*Work to complete:* Leaving out the pictures, retype the lines from the beginning of the listing through the line containing "var seriesNames = ['f=1', 'f=2', 'f=3', 'f=4', 'f=5', 'f=6']".

:::

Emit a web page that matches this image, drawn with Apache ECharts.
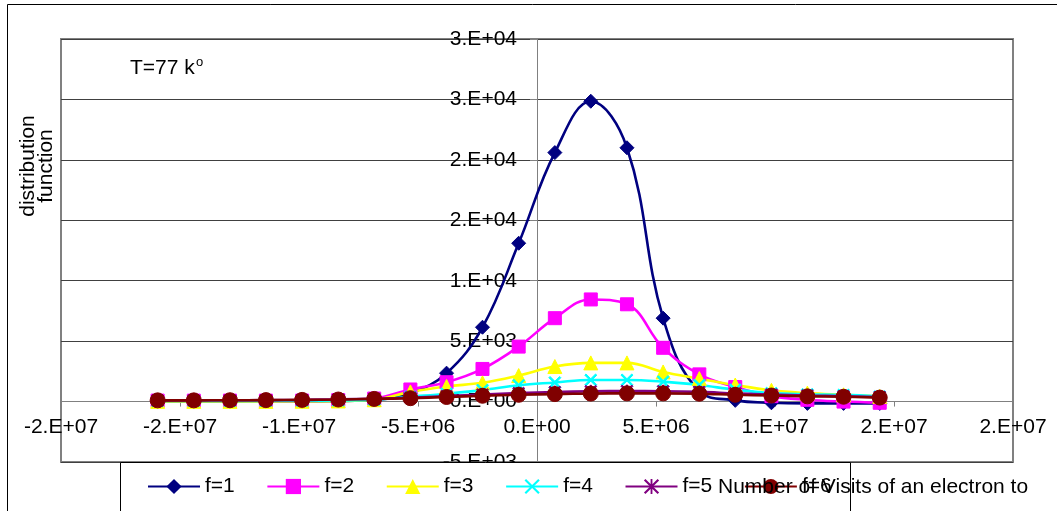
<!DOCTYPE html>
<html>
<head>
<meta charset="utf-8">
<title>distribution function, T=77</title>
<script src="https://cdn.jsdelivr.net/npm/echarts@6.0.0/dist/echarts.min.js"></script>
<style>
  html, body { margin: 0; padding: 0; background: #fff; }
  #chart { width: 1057px; height: 511px; }
</style>
</head>
<body>
<div id="chart"></div>
<script>
// x positions of the points
var xValues = [-1.594e7, -1.442e7, -1.290e7, -1.139e7, -9.87e6, -8.35e6, -6.84e6,
  -5.32e6, -3.80e6, -2.29e6, -7.7e5, 7.5e5, 2.26e6, 3.78e6, 5.30e6, 6.82e6,
  8.33e6, 9.85e6, 1.136e7, 1.288e7, 1.440e7]

var seriesNames = ['f=1', 'f=2', 'f=3', 'f=4', 'f=5', 'f=6']

var f1 = [20, 20, 20, 30, 30, 50, 150, 700, 2350, 6150, 13100, 20600, 24850, 21000, 6900, 850, 100, -100, -150, -150, -150]
var f2 = [80, 80, 80, 80, 80, 120, 250, 1000, 1600, 2700, 4550, 6900, 8450, 8050, 4450, 2250, 1200, 450, 150, 0, -100]
var f3 = [20, 20, 20, 20, 30, 50, 150, 800, 1250, 1550, 2150, 2900, 3200, 3200, 2450, 1900, 1370, 930, 700, 560, 430]
var f4 = [50, 50, 50, 60, 70, 90, 150, 400, 650, 950, 1350, 1580, 1790, 1790, 1650, 1370, 980, 700, 600, 550, 420]
var f5 = [100, 100, 110, 120, 140, 180, 240, 320, 450, 580, 700, 790, 850, 870, 860, 800, 680, 580, 500, 440, 380]
var f6 = [100, 100, 110, 120, 140, 170, 220, 280, 380, 480, 560, 620, 660, 680, 680, 650, 560, 500, 430, 400, 330]

var xMin = -2e7
var xMax = 2e7
var yMin = -5000
var yMax = 30000

var FONT = 'Liberation Sans, Arial, sans-serif'
var W = 1057
var H = 511
var gridBox = { left: 61, right: 44, top: 39, bottom: 49 }

// the axes cross at zero, inside the plot: push them in from the plot edges
var plotW = W - gridBox.left - gridBox.right
var plotH = H - gridBox.top - gridBox.bottom
var yAxisOffset = -plotW * (0 - xMin) / (xMax - xMin)
var xAxisOffset = -plotH * (0 - yMin) / (yMax - yMin)

// excel style "0.E+00" labels
function fmtE (v) {
  var parts = Math.abs(v).toExponential(0).split('e')
  var exp = parseInt(parts[1], 10)
  return (v < 0 ? '-' : '') + parts[0] + '.E' + (exp < 0 ? '-' : '+') + String(Math.abs(exp)).padStart(2, '0')
}

function pairs (ys) {
  return xValues.map(function (x, i) { return [x, ys[i]] })
}

var crossPath = 'path://M1,0 L5,4 L9,0 L10,1 L6,5 L10,9 L9,10 L5,6 L1,10 L0,9 L4,5 L0,1 Z'
var starPath = 'path://M1,0 L5,4 L9,0 L10,1 L6,5 L10,9 L9,10 L5,6 L1,10 L0,9 L4,5 L0,1 Z M4.4,0 L5.6,0 L5.6,10 L4.4,10 Z'

var styles = [
  { data: f1, color: '#000080', symbol: 'diamond', size: 14 },
  { data: f2, color: '#ff00ff', symbol: 'rect', size: 13 },
  { data: f3, color: '#ffff00', symbol: 'triangle', size: 14 },
  { data: f4, color: '#00ffff', symbol: crossPath, size: 12 },
  { data: f5, color: '#800080', symbol: starPath, size: 12 },
  { data: f6, color: '#800000', symbol: 'circle', size: 15 }
]

var series = styles.map(function (s, i) {
  return {
    name: seriesNames[i],
    type: 'line',
    data: pairs(s.data),
    smooth: 0.4,
    symbol: s.symbol,
    symbolSize: s.size,
    showAllSymbol: true,
    lineStyle: { color: s.color, width: 2.6 },
    itemStyle: { color: s.color, borderColor: s.color },
    emphasis: { disabled: true }
  }
})

var option = {
  animation: false,
  backgroundColor: '#fff',
  grid: {
    left: gridBox.left,
    right: gridBox.right,
    top: gridBox.top,
    bottom: gridBox.bottom,
    containLabel: false,
    outerBoundsMode: 'none',
    show: true,
    borderColor: '#808080',
    borderWidth: 2
  },
  xAxis: {
    type: 'value',
    min: xMin,
    max: xMax,
    interval: 5e6,
    position: 'bottom',
    offset: xAxisOffset,
    axisLine: { show: true, onZero: false, lineStyle: { color: '#808080', width: 1 } },
    axisTick: { show: true, length: 5, lineStyle: { color: '#808080' } },
    splitLine: { show: false },
    axisLabel: { formatter: fmtE, margin: 15, fontSize: 21, fontFamily: FONT, color: '#000' }
  },
  yAxis: {
    type: 'value',
    min: yMin,
    max: yMax,
    interval: 5000,
    position: 'left',
    offset: yAxisOffset,
    axisLine: { show: true, onZero: false, lineStyle: { color: '#808080', width: 1 } },
    axisTick: { show: true, length: 7, lineStyle: { color: '#808080' } },
    splitLine: { show: true, lineStyle: { color: '#404040', width: 1 } },
    axisLabel: { formatter: fmtE, margin: 20, fontSize: 21, fontFamily: FONT, color: '#000' }
  },
  legend: {
    data: seriesNames,
    left: 147,
    top: 476,
    padding: 0,
    itemWidth: 52,
    itemHeight: 19,
    itemGap: 31.6,
    z: 5,
    textStyle: { fontSize: 21, fontFamily: FONT, color: '#000' }
  },
  graphic: [
    {
      type: 'rect',
      z: -10,
      shape: { x: 7.5, y: 4.5, width: 1200, height: 700 },
      style: { fill: 'none', stroke: '#000', lineWidth: 1 }
    },
    {
      type: 'rect',
      z: 3,
      shape: { x: 120.5, y: 462.5, width: 730, height: 100 },
      style: { fill: '#fff', stroke: '#000', lineWidth: 1 }
    },
    {
      type: 'text',
      z: 10,
      x: 130,
      y: 68,
      style: { text: 'T=77 k', font: '21px ' + FONT, fill: '#000', align: 'left', verticalAlign: 'middle', textAlign: 'left', textVerticalAlign: 'middle' }
    },
    {
      type: 'text',
      z: 10,
      x: 196,
      y: 62,
      style: { text: 'o', font: '13px ' + FONT, fill: '#000', align: 'left', verticalAlign: 'middle', textAlign: 'left', textVerticalAlign: 'middle' }
    },
    {
      type: 'text',
      z: 10,
      x: 37,
      y: 166,
      rotation: Math.PI / 2,
      style: { text: 'distribution\nfunction', font: '21px ' + FONT, lineHeight: 18, fill: '#000', align: 'center', verticalAlign: 'middle', textAlign: 'center', textVerticalAlign: 'middle' }
    },
    {
      type: 'text',
      z: 10,
      x: 718,
      y: 487,
      style: { text: 'Number of Visits of an electron to', font: '21px ' + FONT, fill: '#000', align: 'left', verticalAlign: 'middle', textAlign: 'left', textVerticalAlign: 'middle' }
    }
  ],
  series: series
}

var myChart = echarts.init(document.getElementById('chart'))
myChart.setOption(option)
</script>
</body>
</html>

:::

*Written response:*
Emit a web page that matches this image, drawn with Apache ECharts.
<!DOCTYPE html>
<html>
<head>
<meta charset="utf-8">
<title>distribution function, T=77</title>
<script src="https://cdn.jsdelivr.net/npm/echarts@6.0.0/dist/echarts.min.js"></script>
<style>
  html, body { margin: 0; padding: 0; background: #fff; }
  #chart { width: 1057px; height: 511px; }
</style>
</head>
<body>
<div id="chart"></div>
<script>
// x positions of the points
var xValues = [-1.594e7, -1.442e7, -1.290e7, -1.139e7, -9.87e6, -8.35e6, -6.84e6,
  -5.32e6, -3.80e6, -2.29e6, -7.7e5, 7.5e5, 2.26e6, 3.78e6, 5.30e6, 6.82e6,
  8.33e6, 9.85e6, 1.136e7, 1.288e7, 1.440e7]

var seriesNames = ['f=1', 'f=2', 'f=3', 'f=4', 'f=5', 'f=6']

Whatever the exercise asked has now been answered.